4.4 RFECV and Neural Network

We ran RFECV with a decision tree regressor using a different random state every time. RFECV consistently returned three features: MAMV-23, MAMV-41, and 2-WT. Using these three features, we trained and tested on the data with a 50/50 split 10000 times with the decision tree regressor. The average MAE was \(11.0^{\circ }\) (Table 2). Between RFECV and SelectKBest, there are four unique features which stand out among the rest. To be thorough, we found the average MAE for all groups of three and four from these four features. None of them were better than the original three features from RFECV.

Fig. 9.
figure 9

Neural net vs. RFECV performance. The x-axis represents the percentage of the dataset tested with the other partition being used for training (for example 5% tested means 95% of the dataset was used for training).

Table 2. Comparison of average error among predictor methods

For the neural network approach, we used all the features which were produced from the feature selection phase. We settled on a \(108 \Rightarrow 32 \Rightarrow 4 \Rightarrow 1\) layering. The average MAE over 100 runs with a 50/50 train/test split was \(15.7^{\circ }\) (Table 2). In order to show how the neural network stacked against feature selection, we performed an experiment showing each method’s performance versus a range of train/test splits. Figure 9 shows that RFECV with it’s three features performed better than our neural network at all splits.

4.5 Discussion

From our results in Table 2, we determined that RFECV was the best feature selector. The amount of time it takes to filter out significant features is comparable to SelectKBest, but RFECV produces fewer features which leads to lower training and testing times. Figure 9 shows that RFECV beats neural networks consistently for a range of train/test splits. There are a couple of possible reasons why RFECV performed better. The SelectKBest strategy ranks each feature independent of the other features, which means similar features will have similar ranks. As features are iteratively added, many consecutive features will be redundant. This is evident in Fig. 8 where the addition of similar features cause very little change in MAE creating plateaus in the plot. Our SelectKBest method was, in a way, good at finding some prominent features (where massive drops in MAE occurred), but not in the way we intended whereas RFECV was better at ranking diverse features.

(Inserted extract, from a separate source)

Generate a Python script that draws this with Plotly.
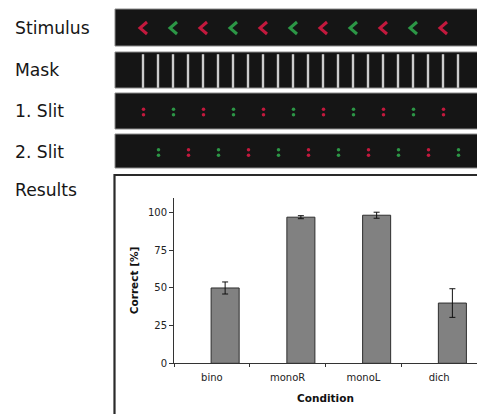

5 Conclusion and Future Work

The main contribution of this paper is to show that using pure data mining techniques with the RSSI values, one can achieve good accuracies in direction-finding using COTS directional receivers. There are several directions that can be pursued for future work: (1) How accurately can cell phones locations be analyzed with the current setup? (2) Can we minimize the total size of our receive system? (3) How well does this system work for different frequencies and ranges around them? (4) When used in a distributed setting, how much accuracy can one achieve for localization, given k receivers operating at the same time (assuming the distances between them is known). In the journal version of this paper, we will show how to theoretically solve this problem, but extensive experimental results are lacking. In the near future, we plan to pursue some of these questions using our existing hardware setup.